▶ EXERCISE DESCRIPTION
Write out the material again word for word, dropping any images it holds.
--------------------
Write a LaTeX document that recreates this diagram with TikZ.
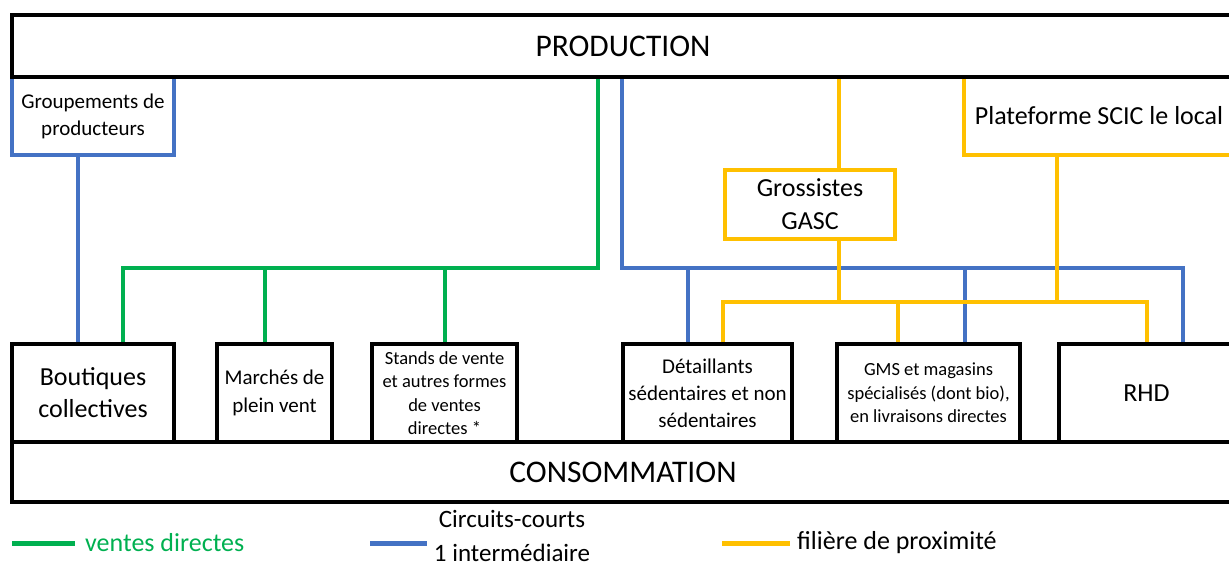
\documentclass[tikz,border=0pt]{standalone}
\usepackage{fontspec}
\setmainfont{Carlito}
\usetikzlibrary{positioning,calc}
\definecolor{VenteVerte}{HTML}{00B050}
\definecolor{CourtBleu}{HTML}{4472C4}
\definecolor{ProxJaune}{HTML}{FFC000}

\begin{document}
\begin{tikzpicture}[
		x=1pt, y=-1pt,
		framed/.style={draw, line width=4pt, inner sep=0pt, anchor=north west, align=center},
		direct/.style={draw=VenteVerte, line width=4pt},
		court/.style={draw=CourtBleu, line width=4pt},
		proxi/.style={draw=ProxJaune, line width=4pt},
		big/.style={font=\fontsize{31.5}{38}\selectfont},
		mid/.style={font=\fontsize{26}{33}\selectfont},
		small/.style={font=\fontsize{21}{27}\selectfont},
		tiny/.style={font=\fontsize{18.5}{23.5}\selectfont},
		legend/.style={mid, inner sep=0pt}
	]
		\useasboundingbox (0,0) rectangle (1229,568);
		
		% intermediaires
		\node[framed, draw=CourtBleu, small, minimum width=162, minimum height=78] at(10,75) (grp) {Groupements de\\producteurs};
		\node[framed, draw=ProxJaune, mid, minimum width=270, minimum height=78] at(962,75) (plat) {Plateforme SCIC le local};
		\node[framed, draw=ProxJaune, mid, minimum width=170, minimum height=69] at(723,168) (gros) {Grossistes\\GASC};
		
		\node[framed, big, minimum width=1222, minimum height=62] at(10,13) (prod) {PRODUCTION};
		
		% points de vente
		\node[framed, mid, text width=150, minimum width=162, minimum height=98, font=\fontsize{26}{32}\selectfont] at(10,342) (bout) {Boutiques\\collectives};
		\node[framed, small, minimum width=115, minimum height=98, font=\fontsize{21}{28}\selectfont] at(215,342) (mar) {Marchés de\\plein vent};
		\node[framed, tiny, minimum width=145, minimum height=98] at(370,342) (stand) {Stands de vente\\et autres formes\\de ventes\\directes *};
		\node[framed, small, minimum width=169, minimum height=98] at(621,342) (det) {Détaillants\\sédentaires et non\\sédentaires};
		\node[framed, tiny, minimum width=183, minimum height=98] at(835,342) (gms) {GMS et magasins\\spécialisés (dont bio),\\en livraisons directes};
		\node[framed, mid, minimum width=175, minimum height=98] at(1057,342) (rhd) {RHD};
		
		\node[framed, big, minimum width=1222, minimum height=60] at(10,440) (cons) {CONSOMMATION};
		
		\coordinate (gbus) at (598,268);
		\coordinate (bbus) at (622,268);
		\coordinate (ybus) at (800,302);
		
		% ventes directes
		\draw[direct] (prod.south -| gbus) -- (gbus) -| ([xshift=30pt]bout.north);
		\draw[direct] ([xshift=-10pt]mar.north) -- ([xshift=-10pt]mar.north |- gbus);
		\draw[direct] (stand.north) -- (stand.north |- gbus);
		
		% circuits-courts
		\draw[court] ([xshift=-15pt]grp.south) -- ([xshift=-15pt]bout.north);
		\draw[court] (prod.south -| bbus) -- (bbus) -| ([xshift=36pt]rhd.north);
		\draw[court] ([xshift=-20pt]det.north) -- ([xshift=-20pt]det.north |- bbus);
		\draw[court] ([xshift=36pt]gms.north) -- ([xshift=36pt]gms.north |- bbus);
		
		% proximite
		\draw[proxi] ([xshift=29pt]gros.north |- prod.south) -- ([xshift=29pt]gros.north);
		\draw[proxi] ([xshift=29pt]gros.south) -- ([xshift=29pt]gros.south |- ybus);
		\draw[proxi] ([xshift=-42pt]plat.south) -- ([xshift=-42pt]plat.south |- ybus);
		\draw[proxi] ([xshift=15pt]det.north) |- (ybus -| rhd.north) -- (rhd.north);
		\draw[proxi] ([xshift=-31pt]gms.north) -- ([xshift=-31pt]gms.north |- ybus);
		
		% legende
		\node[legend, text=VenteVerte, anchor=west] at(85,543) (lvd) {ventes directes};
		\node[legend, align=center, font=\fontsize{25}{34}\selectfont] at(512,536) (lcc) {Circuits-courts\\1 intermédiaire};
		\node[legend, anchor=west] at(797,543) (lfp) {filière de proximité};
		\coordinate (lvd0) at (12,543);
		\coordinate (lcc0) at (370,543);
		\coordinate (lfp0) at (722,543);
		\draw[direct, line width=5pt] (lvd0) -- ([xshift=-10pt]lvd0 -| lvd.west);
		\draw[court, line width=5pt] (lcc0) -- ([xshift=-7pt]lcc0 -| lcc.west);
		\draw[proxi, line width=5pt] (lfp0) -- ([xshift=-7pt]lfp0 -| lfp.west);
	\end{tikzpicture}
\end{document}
--------------------
▶ FULL RESPONSE
Write a LaTeX document that recreates this diagram with TikZ.
\documentclass[tikz,border=0pt]{standalone}
\usepackage{fontspec}
\setmainfont{Carlito}
\usetikzlibrary{positioning,calc}
\definecolor{VenteVerte}{HTML}{00B050}
\definecolor{CourtBleu}{HTML}{4472C4}
\definecolor{ProxJaune}{HTML}{FFC000}

\begin{document}
\begin{tikzpicture}[
		x=1pt, y=-1pt,
		framed/.style={draw, line width=4pt, inner sep=0pt, anchor=north west, align=center},
		direct/.style={draw=VenteVerte, line width=4pt},
		court/.style={draw=CourtBleu, line width=4pt},
		proxi/.style={draw=ProxJaune, line width=4pt},
		big/.style={font=\fontsize{31.5}{38}\selectfont},
		mid/.style={font=\fontsize{26}{33}\selectfont},
		small/.style={font=\fontsize{21}{27}\selectfont},
		tiny/.style={font=\fontsize{18.5}{23.5}\selectfont},
		legend/.style={mid, inner sep=0pt}
	]
		\useasboundingbox (0,0) rectangle (1229,568);
		
		% intermediaires
		\node[framed, draw=CourtBleu, small, minimum width=162, minimum height=78] at(10,75) (grp) {Groupements de\\producteurs};
		\node[framed, draw=ProxJaune, mid, minimum width=270, minimum height=78] at(962,75) (plat) {Plateforme SCIC le local};
		\node[framed, draw=ProxJaune, mid, minimum width=170, minimum height=69] at(723,168) (gros) {Grossistes\\GASC};
		
		\node[framed, big, minimum width=1222, minimum height=62] at(10,13) (prod) {PRODUCTION};
		
		% points de vente
		\node[framed, mid, text width=150, minimum width=162, minimum height=98, font=\fontsize{26}{32}\selectfont] at(10,342) (bout) {Boutiques\\collectives};
		\node[framed, small, minimum width=115, minimum height=98, font=\fontsize{21}{28}\selectfont] at(215,342) (mar) {Marchés de\\plein vent};
		\node[framed, tiny, minimum width=145, minimum height=98] at(370,342) (stand) {Stands de vente\\et autres formes\\de ventes\\directes *};
		\node[framed, small, minimum width=169, minimum height=98] at(621,342) (det) {Détaillants\\sédentaires et non\\sédentaires};
		\node[framed, tiny, minimum width=183, minimum height=98] at(835,342) (gms) {GMS et magasins\\spécialisés (dont bio),\\en livraisons directes};
		\node[framed, mid, minimum width=175, minimum height=98] at(1057,342) (rhd) {RHD};
		
		\node[framed, big, minimum width=1222, minimum height=60] at(10,440) (cons) {CONSOMMATION};
		
		\coordinate (gbus) at (598,268);
		\coordinate (bbus) at (622,268);
		\coordinate (ybus) at (800,302);
		
		% ventes directes
		\draw[direct] (prod.south -| gbus) -- (gbus) -| ([xshift=30pt]bout.north);
		\draw[direct] ([xshift=-10pt]mar.north) -- ([xshift=-10pt]mar.north |- gbus);
		\draw[direct] (stand.north) -- (stand.north |- gbus);
		
		% circuits-courts
		\draw[court] ([xshift=-15pt]grp.south) -- ([xshift=-15pt]bout.north);
		\draw[court] (prod.south -| bbus) -- (bbus) -| ([xshift=36pt]rhd.north);
		\draw[court] ([xshift=-20pt]det.north) -- ([xshift=-20pt]det.north |- bbus);
		\draw[court] ([xshift=36pt]gms.north) -- ([xshift=36pt]gms.north |- bbus);
		
		% proximite
		\draw[proxi] ([xshift=29pt]gros.north |- prod.south) -- ([xshift=29pt]gros.north);
		\draw[proxi] ([xshift=29pt]gros.south) -- ([xshift=29pt]gros.south |- ybus);
		\draw[proxi] ([xshift=-42pt]plat.south) -- ([xshift=-42pt]plat.south |- ybus);
		\draw[proxi] ([xshift=15pt]det.north) |- (ybus -| rhd.north) -- (rhd.north);
		\draw[proxi] ([xshift=-31pt]gms.north) -- ([xshift=-31pt]gms.north |- ybus);
		
		% legende
		\node[legend, text=VenteVerte, anchor=west] at(85,543) (lvd) {ventes directes};
		\node[legend, align=center, font=\fontsize{25}{34}\selectfont] at(512,536) (lcc) {Circuits-courts\\1 intermédiaire};
		\node[legend, anchor=west] at(797,543) (lfp) {filière de proximité};
		\coordinate (lvd0) at (12,543);
		\coordinate (lcc0) at (370,543);
		\coordinate (lfp0) at (722,543);
		\draw[direct, line width=5pt] (lvd0) -- ([xshift=-10pt]lvd0 -| lvd.west);
		\draw[court, line width=5pt] (lcc0) -- ([xshift=-7pt]lcc0 -| lcc.west);
		\draw[proxi, line width=5pt] (lfp0) -- ([xshift=-7pt]lfp0 -| lfp.west);
	\end{tikzpicture}
\end{document}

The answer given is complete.